United States v. Mead Corp
Congressional statute rules that the final classification of goods for tariff purposes should be fixed by Customs. Specifically section 1502(a) provides that the Secretary of the Treasury can promulgate rules necessary for the classification and assessment of duties. The Secretary sets these classifications via "ruling letters." These letters are subject to modification, should not be relied on, are not subject to notice and comment, do not have to be published, and do not have to be accompanied by any reasoning.
Mead Corp imports day planners and initially these planners were put in a certain class of items that lead to a 0% tax rate. They were eventually put in class of products that was taxed at 4%.
Mead challenged this classification in the United States Court of Appeals for the Federal Circuit. The court ruled that because the classification ruling are not "preceded by notice and comment as under the APA ... they do not carry the force of law and are not, like regulations, intended to clarify the rights and obligations of importers beyond the specific case under review." Therefore, Customs would not be given Chevron deference. It also disagreed with the classification of the day planners.
The court rejects that deference is either complete or not. Rather it varies depending on the "thoroughness evident in its consideration, the validity of its reasoning, its consistency with earlier and later pronouncements, and all those factors which give it power to persuade, if lacking power to control."
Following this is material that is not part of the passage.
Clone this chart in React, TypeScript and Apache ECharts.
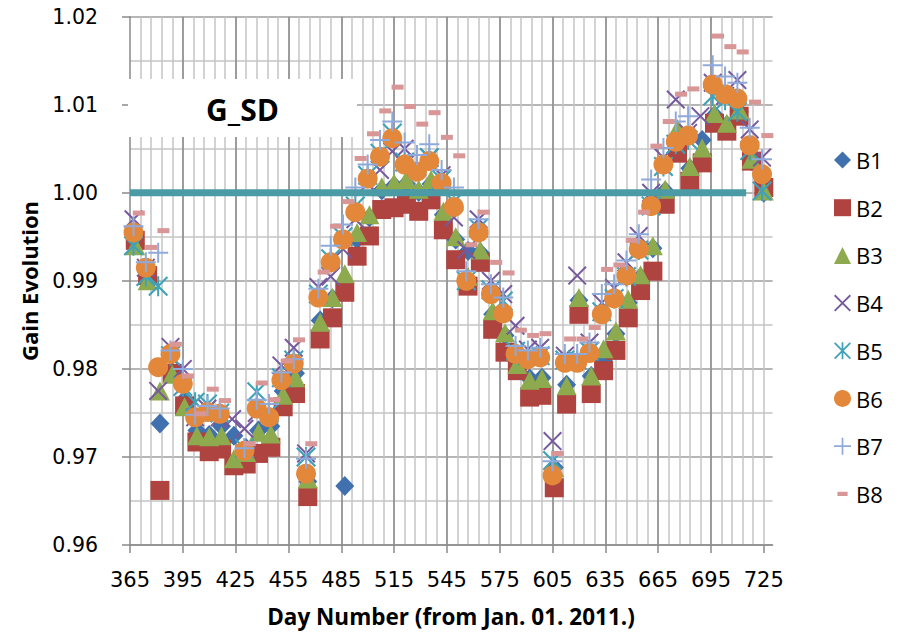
import React, { useEffect, useRef } from "react";
import * as echarts from "echarts";

// Sample days (B4–B7), B1–B3 (plotted one day later), B8 (plotted three days later)
const days = [367,374,381,388,395,402,409,416,423,430,437,444,451,458,465,472,479,486,493,500,507,514,521,528,535,542,549,556,563,570,577,584,591,598,605,612,619,626,633,640,647,654,661,668,675,682,689,696,703,710,717,724];
const daysB = [368,375,382,389,396,403,410,417,424,431,438,445,452,459,466,473,480,487,494,501,508,515,522,529,536,543,550,557,564,571,578,585,592,599,606,613,620,627,634,641,648,655,662,669,676,683,690,697,704,711,718,725];
const daysC = [370,377,384,391,398,405,412,419,426,433,440,447,454,461,468,475,482,489,496,503,510,517,524,531,538,545,552,559,566,573,580,587,594,601,608,615,622,629,636,643,650,657,664,671,678,685,692,699,706,713,720,727];

const b1 = [0.9942,0.9903,0.9738,0.9796,0.9765,0.9730,0.9725,0.9735,0.9724,0.9710,0.9730,0.9735,0.9775,0.9795,0.9672,0.9855,0.9880,0.9667,0.9947,0.9972,1.0003,1.0008,1.0010,1.0001,1.0010,0.9975,0.9947,0.9934,0.9932,0.9862,0.9838,0.9815,0.9789,0.9790,0.9688,0.9782,0.9878,0.9792,0.9809,0.9840,0.9875,0.9904,0.9937,1.0002,1.0065,1.0028,1.0060,1.0088,1.0077,1.0092,1.0036,1.0000];
const b2 = [0.9946,0.9906,0.9662,0.9795,0.9758,0.9717,0.9706,0.9709,0.9690,0.9692,0.9704,0.9711,0.9757,0.9772,0.9655,0.9834,0.9858,0.9887,0.9928,0.9951,0.9981,0.9983,0.9987,0.9979,0.9992,0.9958,0.9924,0.9894,0.9921,0.9845,0.9819,0.9798,0.9768,0.9770,0.9665,0.9760,0.9862,0.9772,0.9798,0.9821,0.9858,0.9889,0.9911,0.9987,1.0045,1.0013,1.0034,1.0079,1.0070,1.0087,1.0036,1.0006];
const b3 = [0.9940,0.9900,0.9775,0.9794,0.9757,0.9724,0.9723,0.9724,0.9698,0.9705,0.9728,0.9726,0.9770,0.9790,0.9675,0.9853,0.9881,0.9908,0.9955,0.9975,1.0007,1.0011,1.0015,1.0004,1.0015,0.9979,0.9950,0.9905,0.9935,0.9866,0.9841,0.9805,0.9787,0.9789,0.9688,0.9781,0.9881,0.9792,0.9823,0.9843,0.9879,0.9907,0.9940,1.0004,1.0073,1.0030,1.0051,1.0090,1.0079,1.0094,1.0038,1.0002];
const b4 = [0.9970,0.9915,0.9775,0.9825,0.9800,0.9745,0.9755,0.9745,0.9743,0.9732,0.9750,0.9750,0.9804,0.9824,0.9704,0.9893,0.9905,0.9936,0.9970,1.0010,1.0026,1.0047,1.0050,1.0030,1.0040,1.0020,0.9972,0.9935,0.9970,0.9900,0.9885,0.9849,0.9822,0.9824,0.9718,0.9815,0.9906,0.9830,0.9875,0.9892,0.9921,0.9951,1.0000,1.0040,1.0106,1.0068,1.0087,1.0125,1.0110,1.0128,1.0072,1.0040];
const b5 = [0.9940,0.9905,0.9894,0.9815,0.9780,0.9762,0.9760,0.9750,null,0.9710,0.9774,0.9750,0.9790,0.9810,0.9700,0.9885,0.9925,0.9950,0.9985,1.0020,1.0045,1.0068,1.0035,1.0030,1.0040,1.0015,0.9990,0.9900,0.9960,0.9890,0.9877,0.9820,0.9815,0.9815,0.9696,0.9810,0.9810,0.9820,0.9865,0.9880,0.9905,0.9935,0.9985,1.0030,1.0055,1.0060,null,1.0110,1.0105,1.0092,1.0048,1.0002];
const b6 = [0.9955,0.9915,0.9802,0.9817,0.9783,0.9745,0.9751,0.9749,null,0.9707,0.9755,0.9745,0.9787,0.9806,0.9681,0.9881,0.9921,0.9947,0.9978,1.0016,1.0041,1.0062,1.0032,1.0024,1.0036,1.0011,0.9984,0.9900,0.9955,0.9885,0.9863,0.9817,0.9811,0.9813,0.9679,0.9807,0.9807,0.9818,0.9862,0.9880,0.9906,0.9936,0.9985,1.0032,1.0058,1.0065,null,1.0123,1.0112,1.0107,1.0054,1.0021];
const b7 = [0.9962,0.9921,0.9932,0.9821,0.9800,0.9748,0.9758,0.9755,null,0.9710,0.9765,0.9760,0.9796,0.9811,0.9698,0.9891,0.9940,0.9964,1.0006,1.0032,1.0060,1.0081,1.0057,1.0043,1.0055,1.0026,1.0006,0.9911,0.9970,0.9896,0.9881,0.9826,0.9821,0.9824,0.9695,0.9817,0.9817,0.9830,0.9885,0.9896,0.9923,0.9953,1.0015,1.0051,1.0081,1.0087,null,1.0145,1.0132,1.0125,1.0074,1.0038];
const b8 = [0.9977,0.9938,0.9957,0.9828,0.9792,0.9749,0.9777,0.9764,null,0.9715,0.9784,0.9765,0.9809,0.9833,0.9715,0.9910,0.9962,0.9990,1.0039,1.0067,1.0093,1.0120,1.0098,1.0078,1.0091,1.0063,1.0042,0.9941,0.9978,0.9921,0.9909,0.9844,0.9838,0.9840,0.9704,0.9834,0.9834,0.9847,0.9913,0.9918,0.9946,0.9978,1.0053,1.0081,1.0112,1.0118,null,1.0178,1.0166,1.0160,1.0103,1.0065];

// Reference line at gain 1.00
const refDays = [365, 715];
const refValues = [1.0, 1.0];

const xTicks = [365,395,425,455,485,515,545,575,605,635,665,695,725];
const seriesNames = ["B1","B2","B3","B4","B5","B6","B7","B8"];

const PLUS = "path://M9,0H11V9H20V11H11V20H9V11H0V9H9Z";
const XPATH = "M0,1.5L1.5,0L10,8.5L18.5,0L20,1.5L11.5,10L20,18.5L18.5,20L10,11.5L1.5,20L0,18.5L8.5,10Z";
const XMARK = "path://" + XPATH;
const STAR = "path://" + XPATH + "M9,0H11V20H9Z";
const DASH_ICON = "path://M0,0M20,20M4,7.5H16V12.5H4Z";

function pairs(xs: number[], ys: (number | null)[]) {
  const out: number[][] = [];
  ys.forEach((y, i) => {
    if (y !== null) out.push([xs[i], y]);
  });
  return out;
}

export default function App() {
  const ref = useRef<HTMLDivElement>(null);
  useEffect(() => {
    if (!ref.current) return;
    const chart = echarts.init(ref.current, null, { renderer: "svg" });
    const markerDefs = [
      { x: daysB, y: b1, symbol: "diamond", size: [19, 20], color: "#4070AD" },
      { x: daysB, y: b2, symbol: "rect", size: [19, 19], color: "#AE4340" },
      { x: daysB, y: b3, symbol: "triangle", size: [20, 19], color: "#8DAA4E" },
      { x: days, y: b4, symbol: XMARK, size: [19, 19], color: "#76599E" },
      { x: days, y: b5, symbol: STAR, size: [20, 20], color: "#3FA2B8" },
      { x: days, y: b6, symbol: "circle", size: [20, 20], color: "#E3873A" },
      { x: days, y: b7, symbol: PLUS, size: [20, 20], color: "#8FAADA" },
      { x: daysC, y: b8, symbol: "rect", size: [12, 5], color: "#D99696" },
    ];
    const series: any[] = markerDefs.map((d, i) => ({
      name: seriesNames[i],
      type: "scatter",
      xAxisIndex: 1,
      yAxisIndex: 0,
      symbol: d.symbol,
      symbolSize: d.size,
      itemStyle: { color: d.color, opacity: 1 },
      data: pairs(d.x, d.y),
    }));
    series.push({
      name: "Ref",
      type: "line",
      xAxisIndex: 1,
      yAxisIndex: 0,
      symbol: "none",
      lineStyle: { color: "#4A9BA6", width: 7 },
      data: refDays.map((d, i) => [d, refValues[i]]),
    });

    const axisGray = "#8A8A8A";
    chart.setOption({
      animation: false,
      backgroundColor: "#ffffff",
      textStyle: { fontFamily: "DejaVu Sans" },
      grid: { left: 130, top: 16.7, width: 642.6, height: 528.3, containLabel: false },
      xAxis: [
        {
          type: "value",
          position: "top",
          min: 365,
          max: 730,
          interval: 6,
          z: 0,
          axisLine: { show: false },
          axisTick: { show: false },
          axisLabel: { show: false },
          splitLine: {
            show: true,
            showMinLine: false,
            showMaxLine: false,
            lineStyle: { color: "#C4C4C4", width: 1.5 },
          },
        },
        {
          type: "value",
          position: "bottom",
          min: 365,
          max: 730,
          interval: 30,
          z: 1,
          axisLine: { show: true, onZero: false, lineStyle: { color: axisGray, width: 1.5 } },
          axisTick: { show: true, length: 8, customValues: xTicks, lineStyle: { color: axisGray, width: 1.5 } },
          axisLabel: {
            customValues: xTicks,
            margin: 24,
            fontFamily: "DejaVu Sans",
            fontSize: 21,
            color: "#000",
          },
          splitLine: {
            show: true,
            showMinLine: false,
            showMaxLine: false,
            lineStyle: { color: axisGray, width: 1.5 },
          },
        },
      ],
      yAxis: [
        {
          type: "value",
          min: 0.96,
          max: 1.02,
          interval: 0.01,
          axisLine: { show: true, onZero: false, lineStyle: { color: axisGray, width: 1.5 } },
          axisTick: { show: true, length: 8, lineStyle: { color: axisGray, width: 1.5 } },
          axisLabel: {
            margin: 32,
            fontFamily: "DejaVu Sans",
            fontSize: 20.5,
            color: "#000",
            formatter: (v: number) => v.toFixed(2),
          },
          splitLine: { show: true, lineStyle: { color: "#9E9E9E", width: 1.5 } },
          minorTick: { show: false, splitNumber: 2 },
          minorSplitLine: { show: true, lineStyle: { color: "#C4C4C4", width: 1.5 } },
        },
      ],
      legend: {
        orient: "vertical",
        left: 834,
        top: 149,
        padding: 0,
        itemGap: 25.7,
        itemWidth: 17,
        itemHeight: 17,
        textStyle: { fontFamily: "Open Sans", fontSize: 22, color: "#000", lineHeight: 17 },
        data: [
          "B1", "B2", "B3", "B4", "B5", "B6", "B7",
          { name: "B8", icon: DASH_ICON },
        ],
      },
      graphic: [
        {
          type: "rect",
          z: 100,
          shape: { x: 128, y: 79, width: 229, height: 58 },
          style: { fill: "#ffffff" },
        },
        {
          type: "text",
          z: 101,
          x: 242.5,
          y: 109,
          style: {
            text: "G_SD",
            fontFamily: "Open Sans",
            fontWeight: "bold",
            fontSize: 30,
            fill: "#000",
            align: "center",
            verticalAlign: "middle",
            textAlign: "center",
            textVerticalAlign: "middle",
          },
        },
        {
          type: "text",
          z: 101,
          x: 29,
          y: 281,
          rotation: Math.PI / 2,
          style: {
            text: "Gain Evolution",
            fontFamily: "Open Sans",
            fontWeight: "bold",
            fontSize: 22,
            fill: "#000",
            align: "center",
            verticalAlign: "middle",
            textAlign: "center",
            textVerticalAlign: "middle",
          },
        },
        {
          type: "text",
          z: 101,
          x: 451,
          y: 616,
          style: {
            text: "Day Number (from Jan. 01. 2011.)",
            fontFamily: "Open Sans",
            fontWeight: "bold",
            fontSize: 22.5,
            fill: "#000",
            align: "center",
            verticalAlign: "middle",
            textAlign: "center",
            textVerticalAlign: "middle",
          },
        },
      ],
      series,
    });
    return () => chart.dispose();
  }, []);

  return (
    <div
      ref={ref}
      style={{ position: "absolute", left: 0, top: 0, width: 898, height: 633, background: "#fff" }}
    />
  );
}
First the court says that when Congress gives an agency the ability to engage in rule making and adjudication, Chevron deference is usually given. However, there still could be Chevron deference when "no such administrative formality was required and non was afforded."
In this case, Customs was not making their rules with administrative formality. Further, Congress gave no indication that it wanted to delegate authority to make regulations with the force of law. The court says that although the Customs's ruling letters may be interpretive and may have precedential value, this still not enough to get Chevron deference. Rather, in this case the precedential value of the letters is counterbalanced by the fact that Customs classifications are able to be reviewed by the Court of International Trade. This is at odds with Chevron.
The court then reiterates that the letters require no notice and comment, they are not binding on third parties, they cannot be relied on by third parties, and there are tens of thousands issued each year.